For lovers of variety when it comes to beer, Belgium should be your hands-down favorite beer country. Belgium is full of bars with beer menus that are 2-3 inches thick, and it often took us 15-20 minutes just to look through them and decide what to order. If in Belgium, Brugge is truly a beer-lovers paradise. Despite being such a small city, there are 7 or 8 incredible pubs that simply cannot be missed, some with sensational views, some with a medieval cellar atmosphere, and some with world-class beer gardens. Brugge is also one of the more reliable cities in the world to find Westvleteren, the pilgrimage worthy beer brewed by the infamously stingy Monks. While the other Trappist Breweries all export beer throughout the world, Westvleteren only sells its beer onsite and strictly limits each visitor to no more than 12 bottles. Be sure to keep an eye out for it if in Brugge, and many of the higher quality bottle shops throughout Europe now send people in order to keep a few in stock. To this day, I’ve yet to see it available anywhere in the US, other than on online marketplaces. Finally, Brugge loves beer so much they’re putting a beer pipeline in place so one of their most beloved breweries can pump beer straight from the factory to the taps throughout the city. Pound for pound, Brugge is the best beer town I’ve ever visited, and when you combine it with Brussels, Ghent and the near monopoly on Trappist Monk breweries throughout the country (The Netherlands also has one), you can see why Belgium finished strongly in second place.

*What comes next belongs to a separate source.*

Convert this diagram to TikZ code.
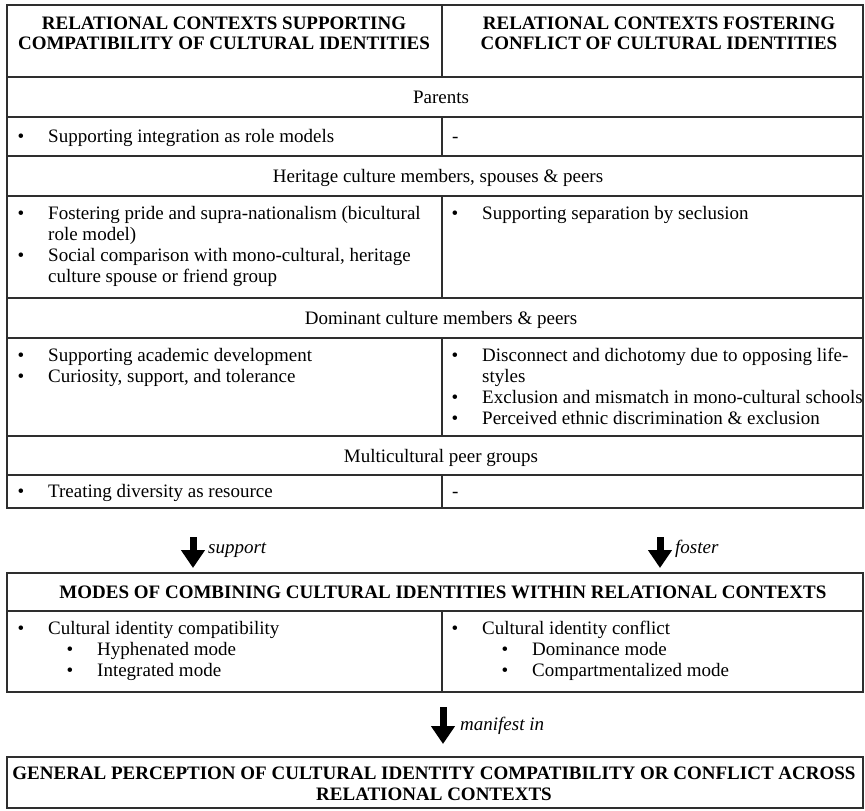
\documentclass[tikz,border=0pt]{standalone}
\usepackage{fontspec}
\setmainfont{Liberation Serif}
\usetikzlibrary{arrows.meta}
\begin{document}
\begin{tikzpicture}[x=1pt,y=-1pt,
  rule/.style={line width=1.6pt, draw=black!82},
  txt/.style={anchor=base west, inner sep=0pt, font=\fontsize{19}{21}\selectfont},
  ctxt/.style={anchor=base, inner sep=0pt, font=\fontsize{19}{21}\selectfont},
  hd/.style={anchor=base, inner sep=0pt, font=\fontsize{19}{21}\selectfont\bfseries},
  bul/.style={anchor=base, inner sep=0pt, font=\fontsize{19}{21}\selectfont},
  lbl/.style={anchor=base west, inner sep=0pt, font=\fontsize{19}{21}\selectfont\itshape},
  bigarrow/.style={line width=7pt, -{Triangle[width=23pt,length=18pt]}}]
\useasboundingbox (0,0) rectangle (865,811);
% ---------- top table ----------
\draw[rule] (7,5) rectangle (863,508);
\foreach \yy in {77,117,156,196,298,338,436,475} \draw[rule] (7,\yy) -- (863,\yy);
\draw[rule] (442,5) -- (442,77);
\draw[rule] (442,117) -- (442,156);
\draw[rule] (442,196) -- (442,298);
\draw[rule] (442,338) -- (442,436);
\draw[rule] (442,475) -- (442,508);
% headers
\node[hd] (h1a) at (224,29) {RELATIONAL CONTEXTS SUPPORTING};
\node[hd] (h1b) at (224,49) {COMPATIBILITY OF CULTURAL IDENTITIES};
\node[hd] (h2a) at (659,29) {RELATIONAL CONTEXTS FOSTERING};
\node[hd] (h2b) at (659,49) {CONFLICT OF CULTURAL IDENTITIES};
% Parents
\node[ctxt] (s1) at (441,103) {Parents};
\node[bul] (b1) at (21,142) {•};
\node[txt] (t1) at (48,142) {Supporting integration as role models};
\node[txt] (d1) at (452,142) {-};
% Heritage
\node[ctxt] (s2) at (438,182) {Heritage culture members, spouses \& peers};
\node[bul] (b2a) at (21,219) {•};
\node[txt] (t2a) at (48,219) {Fostering pride and supra-nationalism (bicultural};
\node[txt] (t2b) at (48,240) {role model)};
\node[bul] (b2c) at (21,261) {•};
\node[txt] (t2c) at (48,261) {Social comparison with mono-cultural, heritage};
\node[txt] (t2d) at (48,282) {culture spouse or friend group};
\node[bul] (b2r) at (455,219) {•};
\node[txt] (t2r) at (482,219) {Supporting separation by seclusion};
% Dominant
\node[ctxt] (s3) at (441,324) {Dominant culture members \& peers};
\node[bul] (b3a) at (21,361) {•};
\node[txt] (t3a) at (48,361) {Supporting academic development};
\node[bul] (b3b) at (21,382) {•};
\node[txt] (t3b) at (48,382) {Curiosity, support, and tolerance};
\node[bul] (b3r1) at (455,361) {•};
\node[txt] (t3r1) at (482,361) {Disconnect and dichotomy due to opposing life-};
\node[txt] (t3r2) at (482,382) {styles};
\node[bul] (b3r3) at (455,403) {•};
\node[txt] (t3r3) at (482,403) {Exclusion and mismatch in mono-cultural schools};
\node[bul] (b3r4) at (455,424) {•};
\node[txt] (t3r4) at (482,424) {Perceived ethnic discrimination \& exclusion};
% Multicultural
\node[ctxt] (s4) at (441,462) {Multicultural peer groups};
\node[bul] (b4) at (21,497) {•};
\node[txt] (t4) at (48,497) {Treating diversity as resource};
\node[txt] (d4) at (452,497) {-};
% ---------- arrows ----------
\coordinate (sa1) at (193,537); \coordinate (sa2) at (193,568);
\draw[bigarrow] (sa1) -- (sa2);
\node[lbl] (ls) at (208,553) {support};
\coordinate (fa1) at (660,537); \coordinate (fa2) at (660,568);
\draw[bigarrow] (fa1) -- (fa2);
\node[lbl] (lf) at (675,553) {foster};
% ---------- modes box ----------
\draw[rule] (7,573) rectangle (863,692);
\draw[rule] (7,611) -- (863,611);
\draw[rule] (442,611) -- (442,692);
\node[hd] (mt) at (443,598) {MODES OF COMBINING CULTURAL IDENTITIES WITHIN RELATIONAL CONTEXTS};
\node[bul] (m1) at (21,634) {•};
\node[txt] (m1t) at (48,634) {Cultural identity compatibility};
\node[bul] (m2) at (70,655) {•};
\node[txt] (m2t) at (97,655) {Hyphenated mode};
\node[bul] (m3) at (70,676) {•};
\node[txt] (m3t) at (97,676) {Integrated mode};
\node[bul] (n1) at (455,634) {•};
\node[txt] (n1t) at (482,634) {Cultural identity conflict};
\node[bul] (n2) at (505,655) {•};
\node[txt] (n2t) at (532,655) {Dominance mode};
\node[bul] (n3) at (505,676) {•};
\node[txt] (n3t) at (532,676) {Compartmentalized mode};
% ---------- manifest arrow ----------
\coordinate (ma1) at (443,707); \coordinate (ma2) at (443,744);
\draw[bigarrow] (ma1) -- (ma2);
\node[lbl] (lm) at (460,730) {manifest in};
% ---------- general box ----------
\draw[rule] (7,757) rectangle (863,808);
\node[hd] (g1) at (434,779) {GENERAL PERCEPTION OF CULTURAL IDENTITY COMPATIBILITY OR CONFLICT ACROSS};
\node[hd] (g2) at (434,800) {RELATIONAL CONTEXTS};
\end{tikzpicture}
\end{document}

The pubs throughout the UK have both the old-world atmosphere I love, with low, wooden beamed ceilings and charming, crooked floors, and more cask beer options than anywhere else I’ve ever been. Draft beer is great, and craft beer on draft is even better, but a true cask beer is something altogether incredible and is still hard to find in the US. What I typically find in the US sporting the “cask” label is actually a craft beer put in a cask with some other flavoring component added, and not a true ale with all the chewy, low-carbonated goodness only found by way of a proper cask. While we found wonderful beer throughout the Cotswolds and in Scotland as well, London had, by far, the largest selection, variety and availability of cask options. London also has an abundance of both Renaissance era pubs, pubs with Victorian elegance, modern pubs, and everything in between. London is my definitive favorite beer city in the world, and when you add in Edinburgh, with its Harry Potter atmosphere and hard to find, properly crafted Scottish Ales, as well as the Cotswolds, and the overwhelming number of (my) precious pubs straight out of The Lord of the Rings, and it’s easy to see why the UK is my gold medal winner.